[Entries with chart source code]

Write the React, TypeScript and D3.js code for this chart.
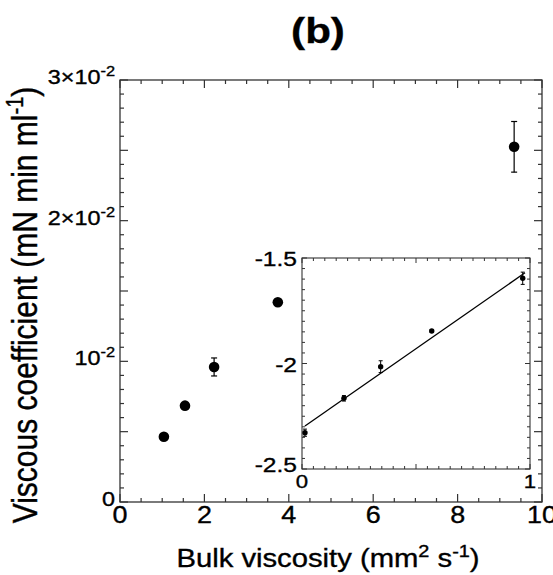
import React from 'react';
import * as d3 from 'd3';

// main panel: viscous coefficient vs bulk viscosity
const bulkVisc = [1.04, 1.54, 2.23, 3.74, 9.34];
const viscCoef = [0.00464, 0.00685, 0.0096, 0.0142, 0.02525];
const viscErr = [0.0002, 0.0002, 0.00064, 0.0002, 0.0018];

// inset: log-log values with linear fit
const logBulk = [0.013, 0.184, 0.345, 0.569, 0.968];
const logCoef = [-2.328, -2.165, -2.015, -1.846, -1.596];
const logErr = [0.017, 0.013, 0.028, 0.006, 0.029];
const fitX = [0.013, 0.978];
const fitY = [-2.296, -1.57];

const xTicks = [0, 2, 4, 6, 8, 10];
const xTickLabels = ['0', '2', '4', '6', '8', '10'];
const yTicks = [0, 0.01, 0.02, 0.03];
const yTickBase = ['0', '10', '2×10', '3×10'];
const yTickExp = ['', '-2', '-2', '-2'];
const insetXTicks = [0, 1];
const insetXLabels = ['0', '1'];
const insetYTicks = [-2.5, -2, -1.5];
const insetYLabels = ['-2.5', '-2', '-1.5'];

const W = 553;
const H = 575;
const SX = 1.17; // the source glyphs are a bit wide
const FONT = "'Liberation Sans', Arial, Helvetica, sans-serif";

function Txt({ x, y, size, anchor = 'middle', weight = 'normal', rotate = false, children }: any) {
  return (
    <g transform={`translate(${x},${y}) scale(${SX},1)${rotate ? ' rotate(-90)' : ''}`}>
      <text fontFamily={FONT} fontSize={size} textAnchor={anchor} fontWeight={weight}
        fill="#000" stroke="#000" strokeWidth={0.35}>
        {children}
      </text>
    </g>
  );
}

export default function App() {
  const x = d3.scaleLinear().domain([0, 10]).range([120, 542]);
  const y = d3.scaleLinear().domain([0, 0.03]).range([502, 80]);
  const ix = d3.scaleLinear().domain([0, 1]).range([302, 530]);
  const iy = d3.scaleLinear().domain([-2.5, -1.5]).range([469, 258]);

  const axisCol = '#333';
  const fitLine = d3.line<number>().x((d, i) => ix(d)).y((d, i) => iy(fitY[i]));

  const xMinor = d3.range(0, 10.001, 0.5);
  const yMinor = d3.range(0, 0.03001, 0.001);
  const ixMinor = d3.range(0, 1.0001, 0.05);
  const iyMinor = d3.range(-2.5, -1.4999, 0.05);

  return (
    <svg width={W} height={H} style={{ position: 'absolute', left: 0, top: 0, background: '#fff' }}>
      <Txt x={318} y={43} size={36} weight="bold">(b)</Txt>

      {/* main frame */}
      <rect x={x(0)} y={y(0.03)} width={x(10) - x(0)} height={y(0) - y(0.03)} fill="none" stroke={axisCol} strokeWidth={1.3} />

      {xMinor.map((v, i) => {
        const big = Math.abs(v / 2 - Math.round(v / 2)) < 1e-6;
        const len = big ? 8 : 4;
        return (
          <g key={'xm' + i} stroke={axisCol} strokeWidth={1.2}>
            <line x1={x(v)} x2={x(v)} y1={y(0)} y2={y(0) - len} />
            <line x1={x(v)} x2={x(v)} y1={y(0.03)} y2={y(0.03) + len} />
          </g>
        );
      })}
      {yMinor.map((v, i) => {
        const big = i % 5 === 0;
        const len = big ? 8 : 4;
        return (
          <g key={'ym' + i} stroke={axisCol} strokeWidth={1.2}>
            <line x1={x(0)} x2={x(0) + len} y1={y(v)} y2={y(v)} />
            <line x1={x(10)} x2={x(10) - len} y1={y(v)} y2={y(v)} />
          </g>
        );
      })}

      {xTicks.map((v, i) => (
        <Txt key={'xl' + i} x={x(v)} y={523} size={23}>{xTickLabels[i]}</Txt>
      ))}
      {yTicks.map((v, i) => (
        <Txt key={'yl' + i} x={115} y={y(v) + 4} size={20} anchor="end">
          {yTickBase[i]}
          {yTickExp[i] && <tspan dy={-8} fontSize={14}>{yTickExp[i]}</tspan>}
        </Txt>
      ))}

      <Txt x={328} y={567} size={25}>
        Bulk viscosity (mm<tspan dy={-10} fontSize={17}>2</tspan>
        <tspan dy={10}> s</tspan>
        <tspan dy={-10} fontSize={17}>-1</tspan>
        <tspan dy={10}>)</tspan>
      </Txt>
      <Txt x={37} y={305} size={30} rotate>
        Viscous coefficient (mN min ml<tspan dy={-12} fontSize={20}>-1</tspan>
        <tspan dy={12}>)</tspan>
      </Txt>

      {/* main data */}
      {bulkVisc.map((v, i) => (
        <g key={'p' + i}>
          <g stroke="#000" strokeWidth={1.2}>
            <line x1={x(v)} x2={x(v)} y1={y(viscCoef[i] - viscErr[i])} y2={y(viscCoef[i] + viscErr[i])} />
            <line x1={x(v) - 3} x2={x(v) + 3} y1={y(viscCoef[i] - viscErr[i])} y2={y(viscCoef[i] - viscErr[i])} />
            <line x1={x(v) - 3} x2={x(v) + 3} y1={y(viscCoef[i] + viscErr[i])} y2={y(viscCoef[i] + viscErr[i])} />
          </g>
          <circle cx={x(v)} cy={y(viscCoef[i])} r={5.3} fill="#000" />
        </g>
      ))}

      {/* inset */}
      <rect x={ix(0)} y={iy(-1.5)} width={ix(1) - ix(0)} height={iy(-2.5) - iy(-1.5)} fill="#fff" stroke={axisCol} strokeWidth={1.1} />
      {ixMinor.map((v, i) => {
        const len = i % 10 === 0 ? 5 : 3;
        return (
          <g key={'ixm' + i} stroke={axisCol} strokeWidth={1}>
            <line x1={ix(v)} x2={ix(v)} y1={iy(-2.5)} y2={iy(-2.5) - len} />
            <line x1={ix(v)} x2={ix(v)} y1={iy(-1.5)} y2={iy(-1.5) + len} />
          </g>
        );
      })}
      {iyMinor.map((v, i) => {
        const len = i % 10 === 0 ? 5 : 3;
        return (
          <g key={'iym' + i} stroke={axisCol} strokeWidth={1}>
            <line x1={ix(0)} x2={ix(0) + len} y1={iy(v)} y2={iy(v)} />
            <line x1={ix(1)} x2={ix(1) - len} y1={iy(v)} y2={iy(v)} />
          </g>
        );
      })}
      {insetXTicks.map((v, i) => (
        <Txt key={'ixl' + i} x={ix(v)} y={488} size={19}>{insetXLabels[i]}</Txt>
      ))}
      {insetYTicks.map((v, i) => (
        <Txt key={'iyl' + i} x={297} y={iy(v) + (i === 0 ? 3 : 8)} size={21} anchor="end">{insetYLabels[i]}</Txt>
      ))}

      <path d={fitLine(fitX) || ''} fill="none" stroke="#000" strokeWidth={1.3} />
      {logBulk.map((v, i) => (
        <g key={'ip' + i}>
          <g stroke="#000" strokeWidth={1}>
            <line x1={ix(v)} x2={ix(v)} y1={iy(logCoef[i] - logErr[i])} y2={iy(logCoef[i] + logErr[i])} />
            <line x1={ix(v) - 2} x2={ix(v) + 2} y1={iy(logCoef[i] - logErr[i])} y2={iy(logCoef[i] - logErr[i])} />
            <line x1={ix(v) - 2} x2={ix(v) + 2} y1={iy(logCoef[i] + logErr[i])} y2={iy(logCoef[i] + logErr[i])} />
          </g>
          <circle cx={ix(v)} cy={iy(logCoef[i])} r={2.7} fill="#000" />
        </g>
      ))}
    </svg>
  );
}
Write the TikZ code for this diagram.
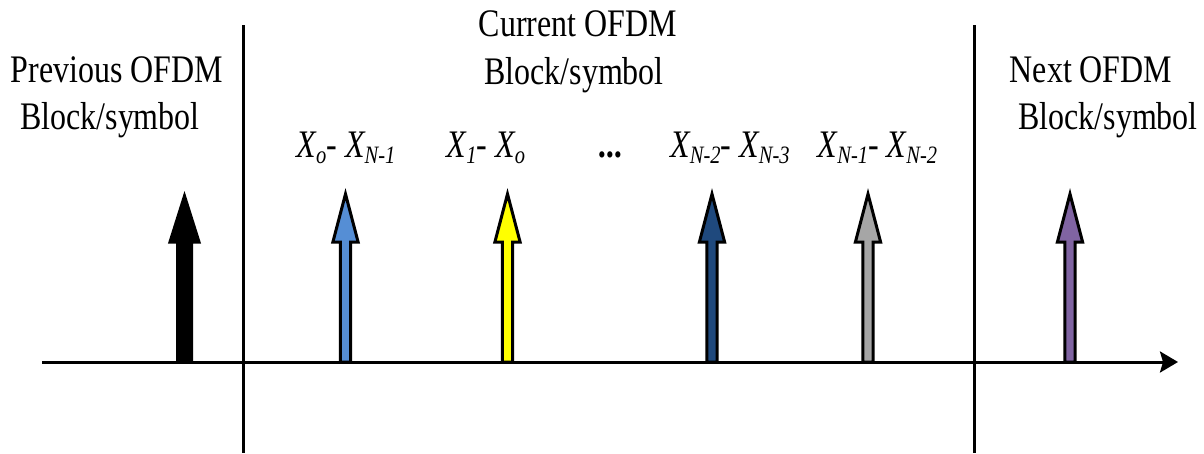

▶ Set task: Output exactly the span of lines from the top of the listing through the line holding "d3.scaleLinear().domain([-2.5, -1.5]).range([469, 258]);", and leave every picture out.

▶ Problem solution:
Write the React, TypeScript and D3.js code for this chart.
import React from 'react';
import * as d3 from 'd3';

// main panel: viscous coefficient vs bulk viscosity
const bulkVisc = [1.04, 1.54, 2.23, 3.74, 9.34];
const viscCoef = [0.00464, 0.00685, 0.0096, 0.0142, 0.02525];
const viscErr = [0.0002, 0.0002, 0.00064, 0.0002, 0.0018];

// inset: log-log values with linear fit
const logBulk = [0.013, 0.184, 0.345, 0.569, 0.968];
const logCoef = [-2.328, -2.165, -2.015, -1.846, -1.596];
const logErr = [0.017, 0.013, 0.028, 0.006, 0.029];
const fitX = [0.013, 0.978];
const fitY = [-2.296, -1.57];

const xTicks = [0, 2, 4, 6, 8, 10];
const xTickLabels = ['0', '2', '4', '6', '8', '10'];
const yTicks = [0, 0.01, 0.02, 0.03];
const yTickBase = ['0', '10', '2×10', '3×10'];
const yTickExp = ['', '-2', '-2', '-2'];
const insetXTicks = [0, 1];
const insetXLabels = ['0', '1'];
const insetYTicks = [-2.5, -2, -1.5];
const insetYLabels = ['-2.5', '-2', '-1.5'];

const W = 553;
const H = 575;
const SX = 1.17; // the source glyphs are a bit wide
const FONT = "'Liberation Sans', Arial, Helvetica, sans-serif";

function Txt({ x, y, size, anchor = 'middle', weight = 'normal', rotate = false, children }: any) {
  return (
    <g transform={`translate(${x},${y}) scale(${SX},1)${rotate ? ' rotate(-90)' : ''}`}>
      <text fontFamily={FONT} fontSize={size} textAnchor={anchor} fontWeight={weight}
        fill="#000" stroke="#000" strokeWidth={0.35}>
        {children}
      </text>
    </g>
  );
}

export default function App() {
  const x = d3.scaleLinear().domain([0, 10]).range([120, 542]);
  const y = d3.scaleLinear().domain([0, 0.03]).range([502, 80]);
  const ix = d3.scaleLinear().domain([0, 1]).range([302, 530]);
  const iy = d3.scaleLinear().domain([-2.5, -1.5]).range([469, 258]);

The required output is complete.